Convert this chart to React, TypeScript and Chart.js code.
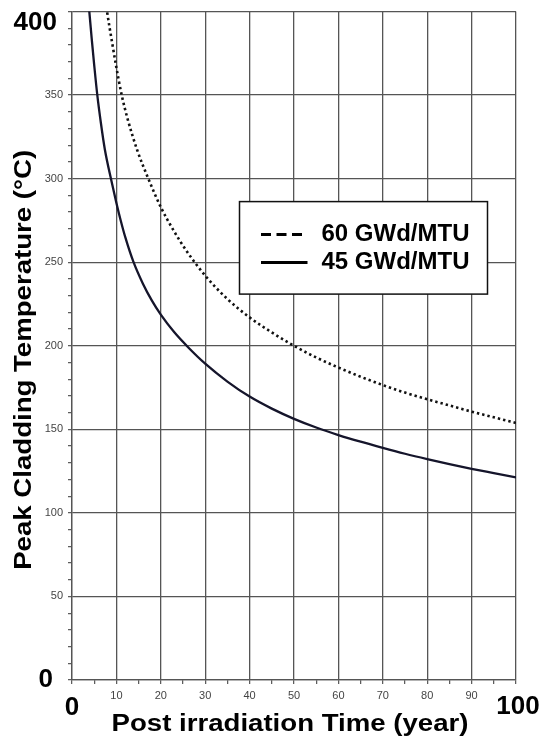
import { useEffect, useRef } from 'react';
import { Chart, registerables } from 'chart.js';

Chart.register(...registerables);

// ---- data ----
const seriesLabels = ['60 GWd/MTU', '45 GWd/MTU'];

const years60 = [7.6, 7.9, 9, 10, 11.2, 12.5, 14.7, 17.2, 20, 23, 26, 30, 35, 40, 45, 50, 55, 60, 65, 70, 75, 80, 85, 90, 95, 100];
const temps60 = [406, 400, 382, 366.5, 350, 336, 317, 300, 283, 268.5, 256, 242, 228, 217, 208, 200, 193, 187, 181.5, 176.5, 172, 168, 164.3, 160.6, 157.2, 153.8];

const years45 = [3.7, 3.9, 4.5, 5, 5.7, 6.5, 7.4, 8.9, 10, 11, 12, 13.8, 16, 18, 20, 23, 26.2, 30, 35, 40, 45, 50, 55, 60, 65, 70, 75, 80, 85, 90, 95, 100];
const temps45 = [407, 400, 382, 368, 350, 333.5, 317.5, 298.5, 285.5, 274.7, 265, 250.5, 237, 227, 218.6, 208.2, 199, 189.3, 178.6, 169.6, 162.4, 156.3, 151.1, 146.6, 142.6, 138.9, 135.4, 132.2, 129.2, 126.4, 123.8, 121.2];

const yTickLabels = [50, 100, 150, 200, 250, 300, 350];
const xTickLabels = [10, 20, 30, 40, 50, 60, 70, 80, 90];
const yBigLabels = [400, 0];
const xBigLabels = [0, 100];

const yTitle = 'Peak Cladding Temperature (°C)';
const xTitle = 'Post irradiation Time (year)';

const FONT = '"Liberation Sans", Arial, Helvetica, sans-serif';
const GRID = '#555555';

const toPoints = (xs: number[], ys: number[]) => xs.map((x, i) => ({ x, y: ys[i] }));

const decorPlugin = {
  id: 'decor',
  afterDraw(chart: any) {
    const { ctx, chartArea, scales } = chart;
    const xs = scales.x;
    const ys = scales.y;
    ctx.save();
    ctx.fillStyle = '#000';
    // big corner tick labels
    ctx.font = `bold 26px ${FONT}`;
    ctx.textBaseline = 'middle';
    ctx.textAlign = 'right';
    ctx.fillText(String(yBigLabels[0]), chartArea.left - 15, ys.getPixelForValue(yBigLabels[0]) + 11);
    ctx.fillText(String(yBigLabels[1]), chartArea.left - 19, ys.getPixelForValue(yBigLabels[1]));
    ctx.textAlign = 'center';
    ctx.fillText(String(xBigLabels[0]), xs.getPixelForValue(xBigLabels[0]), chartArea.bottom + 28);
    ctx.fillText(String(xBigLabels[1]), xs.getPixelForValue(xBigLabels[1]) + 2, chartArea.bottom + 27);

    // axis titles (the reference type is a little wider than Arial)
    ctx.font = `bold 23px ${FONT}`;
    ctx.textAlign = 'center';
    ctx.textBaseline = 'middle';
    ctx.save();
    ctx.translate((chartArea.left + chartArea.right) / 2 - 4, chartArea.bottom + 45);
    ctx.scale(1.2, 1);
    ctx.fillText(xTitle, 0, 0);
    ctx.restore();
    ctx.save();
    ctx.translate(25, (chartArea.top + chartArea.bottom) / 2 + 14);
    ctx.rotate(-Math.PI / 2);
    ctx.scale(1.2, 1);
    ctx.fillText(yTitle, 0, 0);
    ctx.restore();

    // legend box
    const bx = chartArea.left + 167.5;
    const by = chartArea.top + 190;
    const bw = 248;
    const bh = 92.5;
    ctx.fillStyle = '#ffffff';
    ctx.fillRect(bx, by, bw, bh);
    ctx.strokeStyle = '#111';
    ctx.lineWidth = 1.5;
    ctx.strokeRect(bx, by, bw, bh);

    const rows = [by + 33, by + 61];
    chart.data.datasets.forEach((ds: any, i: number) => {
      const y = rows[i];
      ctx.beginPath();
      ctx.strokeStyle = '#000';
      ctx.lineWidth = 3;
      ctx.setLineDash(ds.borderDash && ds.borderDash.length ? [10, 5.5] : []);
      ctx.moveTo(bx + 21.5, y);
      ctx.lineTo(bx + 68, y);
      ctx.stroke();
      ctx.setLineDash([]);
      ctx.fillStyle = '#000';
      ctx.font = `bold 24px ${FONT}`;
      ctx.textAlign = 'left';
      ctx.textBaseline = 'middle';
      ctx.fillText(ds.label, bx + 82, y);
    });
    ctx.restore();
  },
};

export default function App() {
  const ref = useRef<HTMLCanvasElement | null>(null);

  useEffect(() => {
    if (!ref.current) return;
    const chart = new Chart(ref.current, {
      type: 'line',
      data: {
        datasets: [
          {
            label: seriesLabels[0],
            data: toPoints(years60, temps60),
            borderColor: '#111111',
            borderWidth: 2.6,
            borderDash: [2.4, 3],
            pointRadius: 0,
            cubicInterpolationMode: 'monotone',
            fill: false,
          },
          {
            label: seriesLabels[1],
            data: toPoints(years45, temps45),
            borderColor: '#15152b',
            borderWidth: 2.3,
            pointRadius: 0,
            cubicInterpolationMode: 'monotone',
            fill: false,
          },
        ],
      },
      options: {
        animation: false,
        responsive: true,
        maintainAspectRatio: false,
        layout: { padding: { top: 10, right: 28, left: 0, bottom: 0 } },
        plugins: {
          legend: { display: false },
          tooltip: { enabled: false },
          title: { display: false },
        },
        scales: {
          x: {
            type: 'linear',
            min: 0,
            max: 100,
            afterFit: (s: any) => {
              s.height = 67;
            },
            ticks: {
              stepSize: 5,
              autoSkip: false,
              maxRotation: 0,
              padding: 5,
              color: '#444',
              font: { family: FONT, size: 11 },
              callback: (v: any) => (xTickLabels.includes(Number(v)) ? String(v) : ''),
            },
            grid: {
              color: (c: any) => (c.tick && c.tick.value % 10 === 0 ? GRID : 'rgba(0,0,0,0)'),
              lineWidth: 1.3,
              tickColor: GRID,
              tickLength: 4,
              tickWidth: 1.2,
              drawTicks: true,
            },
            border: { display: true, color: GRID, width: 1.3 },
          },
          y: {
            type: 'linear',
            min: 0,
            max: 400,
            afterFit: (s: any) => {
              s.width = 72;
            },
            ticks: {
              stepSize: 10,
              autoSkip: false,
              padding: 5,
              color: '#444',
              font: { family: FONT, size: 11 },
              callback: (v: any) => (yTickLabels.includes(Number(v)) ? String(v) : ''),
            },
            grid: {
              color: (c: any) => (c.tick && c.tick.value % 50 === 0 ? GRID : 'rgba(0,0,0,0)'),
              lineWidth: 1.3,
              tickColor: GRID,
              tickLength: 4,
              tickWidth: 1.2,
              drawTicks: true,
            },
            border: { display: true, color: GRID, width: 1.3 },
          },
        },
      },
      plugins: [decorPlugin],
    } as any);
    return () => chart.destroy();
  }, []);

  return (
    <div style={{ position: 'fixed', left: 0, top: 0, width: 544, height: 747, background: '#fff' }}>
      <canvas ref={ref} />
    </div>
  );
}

* * * *

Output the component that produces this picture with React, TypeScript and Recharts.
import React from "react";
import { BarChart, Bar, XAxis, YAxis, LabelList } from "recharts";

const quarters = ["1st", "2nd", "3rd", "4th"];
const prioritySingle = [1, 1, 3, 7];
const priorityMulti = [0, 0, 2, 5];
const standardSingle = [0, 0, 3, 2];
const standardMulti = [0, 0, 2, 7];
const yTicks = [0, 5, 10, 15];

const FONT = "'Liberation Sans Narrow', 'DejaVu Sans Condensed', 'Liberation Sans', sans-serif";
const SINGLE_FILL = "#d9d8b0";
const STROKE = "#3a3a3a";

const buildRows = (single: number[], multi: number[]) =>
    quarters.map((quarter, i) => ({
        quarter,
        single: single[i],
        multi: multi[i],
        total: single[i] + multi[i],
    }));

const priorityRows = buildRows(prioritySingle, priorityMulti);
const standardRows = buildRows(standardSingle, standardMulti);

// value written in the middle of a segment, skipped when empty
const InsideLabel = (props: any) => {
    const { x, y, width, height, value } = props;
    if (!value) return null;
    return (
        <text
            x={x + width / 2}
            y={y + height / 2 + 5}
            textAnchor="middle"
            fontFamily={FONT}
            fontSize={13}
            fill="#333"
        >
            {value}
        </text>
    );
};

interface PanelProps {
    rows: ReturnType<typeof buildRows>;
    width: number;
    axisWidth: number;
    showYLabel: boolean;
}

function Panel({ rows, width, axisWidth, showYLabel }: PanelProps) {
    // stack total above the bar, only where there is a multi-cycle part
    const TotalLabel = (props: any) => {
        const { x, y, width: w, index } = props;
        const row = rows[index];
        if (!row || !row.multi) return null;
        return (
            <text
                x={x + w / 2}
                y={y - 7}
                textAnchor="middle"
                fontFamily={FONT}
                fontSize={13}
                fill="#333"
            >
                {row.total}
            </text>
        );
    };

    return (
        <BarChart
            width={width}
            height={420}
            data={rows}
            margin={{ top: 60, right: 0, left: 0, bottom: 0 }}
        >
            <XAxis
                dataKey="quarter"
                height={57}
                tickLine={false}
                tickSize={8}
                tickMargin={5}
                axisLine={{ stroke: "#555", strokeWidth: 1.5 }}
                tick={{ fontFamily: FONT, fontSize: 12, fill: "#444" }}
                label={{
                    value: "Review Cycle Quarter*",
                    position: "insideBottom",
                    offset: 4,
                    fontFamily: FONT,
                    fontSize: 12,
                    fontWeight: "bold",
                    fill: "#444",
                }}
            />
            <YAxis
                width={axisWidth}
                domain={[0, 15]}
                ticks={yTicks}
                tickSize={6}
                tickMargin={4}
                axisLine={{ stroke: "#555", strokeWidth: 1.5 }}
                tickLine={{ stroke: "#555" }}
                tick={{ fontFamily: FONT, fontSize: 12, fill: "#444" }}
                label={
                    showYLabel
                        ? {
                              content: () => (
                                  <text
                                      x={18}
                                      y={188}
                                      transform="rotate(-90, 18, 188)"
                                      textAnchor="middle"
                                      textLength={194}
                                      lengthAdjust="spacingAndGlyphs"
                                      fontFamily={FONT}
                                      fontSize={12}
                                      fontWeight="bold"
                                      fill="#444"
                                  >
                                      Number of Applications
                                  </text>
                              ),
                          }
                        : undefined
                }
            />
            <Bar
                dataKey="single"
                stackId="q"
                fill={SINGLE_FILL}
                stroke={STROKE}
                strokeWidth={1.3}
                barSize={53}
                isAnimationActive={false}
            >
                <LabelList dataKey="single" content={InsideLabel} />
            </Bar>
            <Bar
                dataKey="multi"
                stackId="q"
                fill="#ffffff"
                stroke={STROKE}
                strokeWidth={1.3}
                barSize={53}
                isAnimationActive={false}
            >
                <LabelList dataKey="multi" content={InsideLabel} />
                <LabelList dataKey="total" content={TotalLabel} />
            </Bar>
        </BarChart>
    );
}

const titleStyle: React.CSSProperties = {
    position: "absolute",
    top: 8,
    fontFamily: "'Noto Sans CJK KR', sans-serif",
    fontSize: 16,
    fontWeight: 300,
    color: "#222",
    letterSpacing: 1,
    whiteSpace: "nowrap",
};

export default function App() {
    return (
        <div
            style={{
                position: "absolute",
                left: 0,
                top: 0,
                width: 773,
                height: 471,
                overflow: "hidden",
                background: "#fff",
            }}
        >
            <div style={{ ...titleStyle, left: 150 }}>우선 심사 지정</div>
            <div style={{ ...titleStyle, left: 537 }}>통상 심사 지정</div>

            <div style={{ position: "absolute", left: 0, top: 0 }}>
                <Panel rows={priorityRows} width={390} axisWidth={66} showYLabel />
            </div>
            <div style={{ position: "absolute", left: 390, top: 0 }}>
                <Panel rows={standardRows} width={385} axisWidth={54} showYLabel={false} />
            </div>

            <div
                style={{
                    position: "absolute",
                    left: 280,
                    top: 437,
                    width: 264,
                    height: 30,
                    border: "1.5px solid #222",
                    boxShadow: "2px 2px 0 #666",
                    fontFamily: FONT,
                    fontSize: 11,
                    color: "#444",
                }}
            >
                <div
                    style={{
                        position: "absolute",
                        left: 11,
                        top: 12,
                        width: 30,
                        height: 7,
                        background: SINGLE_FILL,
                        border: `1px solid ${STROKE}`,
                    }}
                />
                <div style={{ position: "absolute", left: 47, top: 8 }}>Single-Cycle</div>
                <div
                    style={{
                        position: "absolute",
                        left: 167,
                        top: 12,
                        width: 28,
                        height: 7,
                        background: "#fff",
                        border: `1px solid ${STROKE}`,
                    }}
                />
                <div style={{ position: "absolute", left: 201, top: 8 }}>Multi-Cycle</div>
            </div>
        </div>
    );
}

* * * *

## EXERCISE AIM
Lines from the one with "Convert this chart" through the one with "Chart.register(...registerables);" are the only ones to quote. Quote them exactly and leave out pictures.

## FINAL ANSWER
Convert this chart to React, TypeScript and Chart.js code.
import { useEffect, useRef } from 'react';
import { Chart, registerables } from 'chart.js';

Chart.register(...registerables);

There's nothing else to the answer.